Force 2: Immigration Enforcement

Foreign-born workers represent approximately 25% of the total US construction workforce and roughly 33% of craft workers, per Bureau of Labor Statistics data. In AGC’s 2025 Workforce Survey, 28% of contractors reported being directly or indirectly affected by immigration enforcement activities in the prior six months. Of those affected, 10% said workers left or failed to appear at jobsites due to immigration-related concerns.

The effect is regional. States with the highest reported impact include Georgia (75% of firms reporting effects), Virginia (56%), Alabama (55%), Nebraska (50%), and South Carolina (36%). Construction firms in these markets are experiencing compounding wage pressure because the legal alternatives — H-2B visa programs and similar — are structurally capped. Only 10% of construction firms currently use H-2B or other temporary work visa programs to secure workers, per AGC.
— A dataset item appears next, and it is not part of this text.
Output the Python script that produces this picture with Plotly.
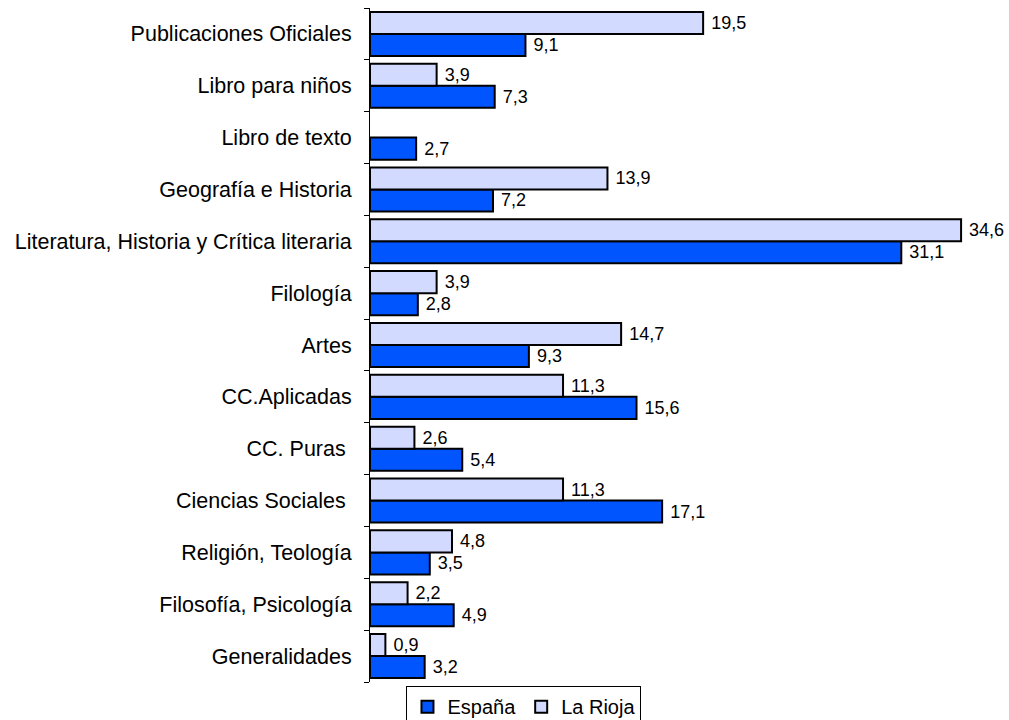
import plotly.graph_objects as go

categories = ["Generalidades", "Filosofía, Psicología", "Religión, Teología", "Ciencias Sociales ",
              "CC. Puras ", "CC.Aplicadas", "Artes", "Filología",
              "Literatura, Historia y Crítica literaria", "Geografía e Historia",
              "Libro de texto", "Libro para niños", "Publicaciones Oficiales"]
espana = [3.2, 4.9, 3.5, 17.1, 5.4, 15.6, 9.3, 2.8, 31.1, 7.2, 2.7, 7.3, 9.1]
la_rioja = [0.9, 2.2, 4.8, 11.3, 2.6, 11.3, 14.7, 3.9, 34.6, 13.9, None, 3.9, 19.5]

def fmt(vals):
    return ["" if v is None else " " + f"{v:.1f}".replace(".", ",") for v in vals]

FONT = "Liberation Sans, Arial, Helvetica, sans-serif"

fig = go.Figure()
fig.add_trace(go.Bar(
    y=categories, x=espana, orientation="h", name="España",
    marker=dict(color="#0055FF", line=dict(color="black", width=2)),
    text=fmt(espana), textposition="outside", cliponaxis=False,
    textfont=dict(color="black", size=18, family=FONT),
))
fig.add_trace(go.Bar(
    y=categories, x=la_rioja, orientation="h", name="La Rioja",
    marker=dict(color="#D2DAFF", line=dict(color="black", width=2)),
    text=fmt(la_rioja), textposition="outside", cliponaxis=False,
    textfont=dict(color="black", size=18, family=FONT),
))

fig.update_layout(
    width=1009, height=720,
    margin=dict(l=370, r=24, t=8, b=38, autoexpand=False),
    barmode="group", bargap=0.15, bargroupgap=0,
    plot_bgcolor="white", paper_bgcolor="white",
    font=dict(family=FONT, size=21, color="black"),
    xaxis=dict(range=[0, 36], showgrid=False, zeroline=False, showticklabels=False,
               showline=False, ticks=""),
    yaxis=dict(showline=True, linecolor="black", linewidth=1, ticks="outside",
               ticklen=5, tickcolor="black", tickson="boundaries", showgrid=False,
               ticklabelstandoff=13, tickfont=dict(size=21.5), automargin=False),
    legend=dict(orientation="h", xref="container", yref="container",
                x=0.5193, xanchor="center", y=0.047, yanchor="top",
                bordercolor="black", borderwidth=1, font=dict(size=20),
                itemwidth=30, tracegroupgap=0),
    showlegend=True,
)

fig.write_html("out.html", config={"displayModeBar": False},
               post_script="document.body.style.margin='0';document.body.style.overflow='hidden';")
Force 3: The AI Data Center Construction Boom

The biggest accelerant of the construction labor crisis in 2025-2026 is the AI-driven data center buildout. The four largest hyperscalers (Alphabet, Microsoft, Meta, Amazon) committed approximately $700 billion in 2026 capital expenditures, a significant share flowing to data center construction. Over 400 data center projects are currently under development in the United States.
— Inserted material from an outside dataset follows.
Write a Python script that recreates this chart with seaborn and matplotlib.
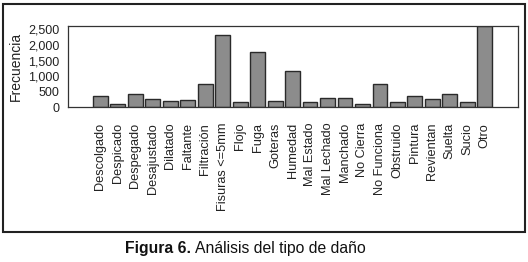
import matplotlib
matplotlib.use("Agg")
import matplotlib.pyplot as plt
import seaborn as sns
import pandas as pd
from matplotlib.patches import Rectangle

categories = ["Descolgado", "Despicado", "Despegado", "Desajustado", "Dilatado",
              "Faltante", "Filtración", "Fisuras <=5mm", "Flojo", "Fuga", "Goteras",
              "Humedad", "Mal Estado", "Mal Lechado", "Manchado", "No Cierra",
              "No Funciona", "Obstruido", "Pintura", "Revientan", "Suelta", "Sucio", "Otro"]
values = [375, 120, 420, 270, 200, 250, 750, 2330, 175, 1765, 205,
          1165, 165, 295, 295, 120, 750, 165, 375, 270, 440, 175, 2590]
yticks = [0, 500, 1000, 1500, 2000, 2500]
ytick_labels = ["0", "500", "1,000", "1,500", "2,000", "2,500"]

sns.set_style("white")
plt.rcParams['font.family'] = ['Liberation Sans', 'DejaVu Sans']

df = pd.DataFrame({"cat": categories, "val": values})

fig = plt.figure(figsize=(5.28, 2.62), dpi=100)
ax = fig.add_axes([68/528, 1-107.5/262, (518-68)/528, (107.5-26)/262])

sns.barplot(data=df, x="cat", y="val", ax=ax, color="#8c8c8c", width=0.85,
            edgecolor="#2a2a2a", linewidth=1.0, saturation=1)

ax.set_xlim(-1.85, len(categories) - 1 + 1.9)
ax.set_ylim(0, 2605)
ax.set_yticks(yticks)
ax.set_yticklabels(ytick_labels, fontsize=9, color="#222222")
ax.set_xticks(range(len(categories)))
ax.set_xticklabels(categories, rotation=90, fontsize=9.2, color="#222222")
ax.set_xlabel("")
ax.set_ylabel("Frecuencia", fontsize=10, color="#222222", labelpad=4)
ax.tick_params(axis="x", direction="out", length=9, width=0.9, color="#222222", pad=2)
ax.tick_params(axis="y", direction="out", length=4, width=0.9, color="#222222", pad=2)
for s in ax.spines.values():
    s.set_color("#333333")
    s.set_linewidth(0.9)
    s.set_visible(True)

# outer frame
fig.patches.append(Rectangle((3/528, 1-231.5/262), (525-3)/528, (231.5-3.5)/262,
                             transform=fig.transFigure, fill=False,
                             edgecolor="#222222", linewidth=1.5))

ycap = 1 - 249/262
t1 = fig.text(125/528, ycap, "Figura 6.", ha="left", va="center",
              fontsize=11.3, fontweight="bold", color="#111111")
fig.canvas.draw()
bb = t1.get_window_extent(renderer=fig.canvas.get_renderer())
x2 = (bb.x1 + 4) / fig.bbox.width
fig.text(x2, ycap, "Análisis del tipo de daño", ha="left", va="center",
         fontsize=11.3, color="#111111")

fig.savefig("out.png", dpi=100)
Data centers are electrically-intensive builds — electrical work alone accounts for 45-70% of total data center construction costs, according to IBEW. This concentration has created a direct pull on the electrician labor pool that affects every other construction sector. IBEW estimates the industry needs 300,000 new electricians while roughly 200,000 are retiring — a structural gap that wage increases alone can’t close on any short timeline.

The wage consequences are dramatic. Electricians specializing in data center work in high-demand markets like Dallas-Plano and Northern Virginia are reportedly earning $200,000-$280,000 per year, with supervisory roles running higher. Randstad’s analysis of 50 million job postings shows demand for HVAC engineers up 67%, welders up 25%, and electricians up 18% over the past three years — driven in large part by data center, semiconductor, and manufacturing buildout.

Force 4: Federal Infrastructure Spend

Total US construction spending is projected at approximately $2.23 trillion in 2026, up 3.3% from 2025, with infrastructure, institutional, and industrial segments leading. Institutional sectors (healthcare, education, public facilities) alone are projected to grow 3.8% in 2026.

Per AGC, every $1 billion in construction spending requires 3,550 new construction jobs. Applied to the 2026 spending growth, that’s an additional 100,000+ jobs created by spending growth alone — on top of the replacement demand from retirements. Federal infrastructure funding from the Bipartisan Infrastructure Law, CHIPS Act, and Inflation Reduction Act continues to flow through the sector, anchoring demand through at least 2028.

Force 5: The Thin New-Entrant Pipeline

The pipeline of new construction workers is growing — but not nearly fast enough. Enrollment in two-year trade and technical schools is up approximately 20% since the spring of 2020, per the National Student Clearinghouse Research Center. Apprenticeship programs have also grown, with renewed state and federal investment. These are real gains.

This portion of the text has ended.